Fidel encabezó el levantamiento de su pueblo en ese estallido único entre los muchos que se suceden en la vida de todos, que por concitar por primera vez el alzamiento masivo del campesinado merece el nombre de Revolución, con mayúscula.
Con mano muy firme mantuvo la conducción en el momento que usualmente sigue a ésta, cuando ya alcanzados sus objetivos principales y cansado tras varios años de desplegar su indignación creadora, el pueblo demanda un mínimo de orden que le permita dedicarse como siempre a sus asuntos propios. Estas fases del tránsito a la modernidad no han resultado nunca simpáticas, puesto que requieren poner coto al caos que inevitablemente acompaña la agitación revolucionaria y quienes las encabezan usualmente han sido unos brutos redomados aunque se arropen del ideario revolucionario. Las excepciones a esta regla han sido pocas, quizás las más destacadas son Napoleón y Fidel, que supieron encabezar estos periodos ingratos con un mínimo de represión, manteniendo fidelidad a su inspiración ilustrada y humanista de siempre.

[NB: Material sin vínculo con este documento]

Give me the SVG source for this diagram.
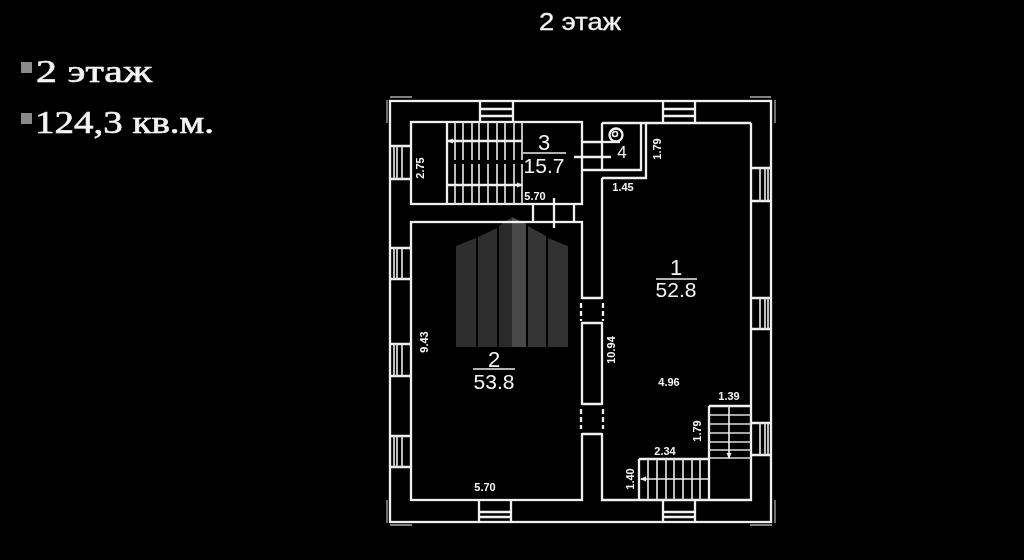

Quizás el momento más alto del notable liderazgo de Fidel tuvo lugar cuando el socialismo se esfumó inesperadamente en los principales países que se habían propuesto construirlo directamente tras su revolución moderna saltándose olímpicamente nada menos que la época capitalista completa, audaz propósito al cual Fidel adhirió de todo corazón.
Aislado y en ese momento completamente solo y acosado desde todos lados, supo intuir que si bien ese sueño surgido de la Revolución rusa parecía no ser más que eso, un hermoso sueño, la inevitable transición desde el necesario dirigismo estatal de las primeras etapas, que en el caso cubano como antes en el ruso había resultado absoluto y general no por voluntad de los revolucionarios sino de la naciente burguesía que se había plegado a la contrarrevolución y huido al extranjero, a la economía de mercado, tenía que ser conducida con mano firme por el Estado.
Esta intuición pionera de los dirigentes chinos encabezados por Deng Xiaoping ha sido seguida posteriormente por todos los países que se proclamaron socialistas, para evitar la indigna destrucción que sobrevino a Rusia a consecuencia de la frívola e irresponsable conducción de Gorbachov y que rebajaron no sólo la estatura moral y también física de los soviéticos en la década ignominiosa de Yeltsin.
Los chilenos no podemos hablar de Fidel sin expresarle nuestro más sentido agradecimiento por la generosa solidaridad que siempre y en todo momento brindó a nuestra nación, especialmente en su hora más dura. Un senador de derecha ha dicho que se comportó como un ángel y tiene toda la razón.